Yamagami também culpou Abe por promover a igreja. O ex-premiê chegou a participar como palestrante pago em um dos muitos eventos organizados pelo grupo religioso.

Após a morte do político, em julho, quase metade dos deputados do LDP (Partido Liberal Democrata), sigla à qual era filiado, divulgaram conexões com a Igreja da Unificação. Kishida, da mesma legenda, afirmou não ter relacionamento pessoal com o grupo, e o LDP fez o mesmo em relação a vínculos organizacionais.

O premiê acrescentou que está levando a sério as alegações de que a igreja deixou seguidores empobrecidos. "O governo esclarecerá a situação, oferecerá medidas de socorro às vítimas e tomará ações para evitar que situação semelhante aconteça novamente", afirmou. Segundo ele, a administração recebeu mais de 1.700 pedidos de ajuda para problemas financeiros e de saúde mental ligados à entidade.

Responsável pela investigação, a ministra da Cultura afirmou que a dissolução da igreja deve ser uma opção para os investigadores, caso se encontrem fatos que justifiquem a medida. Isso retiraria da congregação o status de organização religiosa isenta de impostos.

O apoio ao governo de Kishida está no menor nível desde que ele assumiu o cargo, há um ano, devido à crescente indignação pública pelo fato de membros do LPD ocultarem seus laços com a igreja. O premiê se desculpou por muitos partidários estarem ligados ao culto —reconhecendo que isso minou a confiança pública na sua administração.

Grupo religioso com negócios milionários, a Igreja da Unificação foi fundada em 1954 por Sun Myung Moon. É uma variação da teologia cristã baseada na ideia de que, ao pecar, Adão e Eva falharam no plano divino —e que o mundo precisa de um novo messias, que seria o próprio Moon.

O culto tem a família como pilar fundamental da sociedade e do desenvolvimento espiritual, razão pela qual atribui grande importância ao matrimônio —e é conhecido mundialmente por organizar grandes casamentos coletivos.

Da Coreia do Sul, a instituição passou para o Japão e, no final da década de 1950, começou a se deslocar para o Ocidente. Conseguiu se estabelecer nos EUA, onde Moon morou na década de 1970, e desde os anos 1980 está presente em vários países da América Latina, especialmente no Brasil.

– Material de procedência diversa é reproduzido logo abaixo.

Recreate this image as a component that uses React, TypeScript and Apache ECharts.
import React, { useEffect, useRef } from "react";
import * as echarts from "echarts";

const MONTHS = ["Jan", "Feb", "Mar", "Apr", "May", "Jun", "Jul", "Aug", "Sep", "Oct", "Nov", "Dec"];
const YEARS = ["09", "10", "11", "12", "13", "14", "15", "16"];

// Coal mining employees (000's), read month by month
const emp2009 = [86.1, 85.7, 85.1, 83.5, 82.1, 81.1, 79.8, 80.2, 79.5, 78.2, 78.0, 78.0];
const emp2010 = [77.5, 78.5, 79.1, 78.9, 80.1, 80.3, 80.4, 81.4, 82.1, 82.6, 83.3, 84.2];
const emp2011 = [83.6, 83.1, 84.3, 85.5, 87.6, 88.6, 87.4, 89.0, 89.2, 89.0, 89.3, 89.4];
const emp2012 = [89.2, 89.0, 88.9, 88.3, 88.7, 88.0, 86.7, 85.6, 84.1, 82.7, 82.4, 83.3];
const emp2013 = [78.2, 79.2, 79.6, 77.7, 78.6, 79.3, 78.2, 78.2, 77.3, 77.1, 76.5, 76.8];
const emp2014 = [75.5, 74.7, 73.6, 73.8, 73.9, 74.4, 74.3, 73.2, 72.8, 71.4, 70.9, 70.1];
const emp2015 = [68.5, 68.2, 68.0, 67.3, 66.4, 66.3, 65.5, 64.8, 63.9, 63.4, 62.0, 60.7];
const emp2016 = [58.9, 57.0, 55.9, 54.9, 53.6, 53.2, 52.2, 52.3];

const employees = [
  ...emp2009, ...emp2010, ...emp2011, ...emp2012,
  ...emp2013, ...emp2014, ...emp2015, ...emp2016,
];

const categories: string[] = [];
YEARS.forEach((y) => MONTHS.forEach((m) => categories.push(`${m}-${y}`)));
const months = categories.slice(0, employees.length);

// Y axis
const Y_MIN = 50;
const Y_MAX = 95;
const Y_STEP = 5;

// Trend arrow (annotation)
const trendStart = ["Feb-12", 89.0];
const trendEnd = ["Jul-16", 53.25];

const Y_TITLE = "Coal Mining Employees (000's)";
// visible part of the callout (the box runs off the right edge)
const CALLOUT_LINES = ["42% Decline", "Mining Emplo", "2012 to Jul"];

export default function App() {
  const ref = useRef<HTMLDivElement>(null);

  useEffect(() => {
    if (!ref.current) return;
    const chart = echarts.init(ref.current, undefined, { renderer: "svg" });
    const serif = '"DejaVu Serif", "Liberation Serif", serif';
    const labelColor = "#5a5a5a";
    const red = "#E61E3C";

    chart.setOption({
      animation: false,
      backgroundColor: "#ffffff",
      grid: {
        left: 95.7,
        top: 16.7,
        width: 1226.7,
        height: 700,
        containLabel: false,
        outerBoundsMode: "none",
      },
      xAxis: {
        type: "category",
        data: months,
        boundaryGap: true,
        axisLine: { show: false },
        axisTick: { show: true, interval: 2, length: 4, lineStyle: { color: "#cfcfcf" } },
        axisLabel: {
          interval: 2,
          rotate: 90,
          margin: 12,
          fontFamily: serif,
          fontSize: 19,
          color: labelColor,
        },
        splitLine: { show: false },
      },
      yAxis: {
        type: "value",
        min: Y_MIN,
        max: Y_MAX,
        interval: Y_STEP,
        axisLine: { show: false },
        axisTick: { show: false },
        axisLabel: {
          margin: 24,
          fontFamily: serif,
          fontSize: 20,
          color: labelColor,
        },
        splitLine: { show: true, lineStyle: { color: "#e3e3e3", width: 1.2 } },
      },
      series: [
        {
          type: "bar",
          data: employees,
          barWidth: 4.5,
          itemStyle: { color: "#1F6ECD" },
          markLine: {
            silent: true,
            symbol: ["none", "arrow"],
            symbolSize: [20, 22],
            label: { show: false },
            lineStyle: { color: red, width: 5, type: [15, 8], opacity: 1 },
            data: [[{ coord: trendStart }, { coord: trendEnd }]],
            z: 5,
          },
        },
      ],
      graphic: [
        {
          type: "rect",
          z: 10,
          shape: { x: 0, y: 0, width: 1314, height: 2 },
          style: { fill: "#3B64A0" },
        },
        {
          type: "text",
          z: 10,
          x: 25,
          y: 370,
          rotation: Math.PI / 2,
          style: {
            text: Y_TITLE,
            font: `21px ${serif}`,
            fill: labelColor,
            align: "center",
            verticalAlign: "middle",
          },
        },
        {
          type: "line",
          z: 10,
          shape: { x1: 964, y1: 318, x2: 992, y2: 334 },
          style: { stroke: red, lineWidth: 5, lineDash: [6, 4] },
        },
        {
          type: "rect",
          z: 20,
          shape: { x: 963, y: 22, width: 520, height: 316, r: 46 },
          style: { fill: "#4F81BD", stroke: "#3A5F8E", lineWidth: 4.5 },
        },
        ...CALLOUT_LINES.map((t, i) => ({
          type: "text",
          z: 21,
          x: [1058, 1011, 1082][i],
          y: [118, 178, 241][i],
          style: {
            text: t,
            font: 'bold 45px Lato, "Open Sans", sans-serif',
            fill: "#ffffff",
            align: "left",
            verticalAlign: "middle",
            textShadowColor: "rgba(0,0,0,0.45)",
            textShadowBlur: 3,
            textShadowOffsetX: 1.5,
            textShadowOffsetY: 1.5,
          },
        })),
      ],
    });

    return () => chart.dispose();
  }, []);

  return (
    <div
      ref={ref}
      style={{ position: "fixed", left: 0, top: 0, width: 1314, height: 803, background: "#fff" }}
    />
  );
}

Fieis da Igreja da Unificação protestam em Seul pela cobertura crítica que o culto recebeu da imprensa após a morte de Shinzo Abe - Anthony Wallace - 18.ago.22/AFP

A Igreja da Unificação é conhecida por sua capacidade de captar recursos financeiros, tarefa na qual tem sido muito bem-sucedida no Japão, onde, segundo especialistas, originam-se cerca de 70% dos fundos que administra, estimados em centenas de milhões de dólares.

Críticos afirmam há anos que a instituição é perigosa e questionam a origem das finanças. A igreja diz não aceitar mais doações que causem dificuldades financeiras aos seguidores. Também relata que seus membros vêm enfrentando ameaças de morte desde o assassinato de Abe, em julho.

Moon morreu em 2012, e sua viúva, Hak Ja Han, assumiu a chefia da instituição.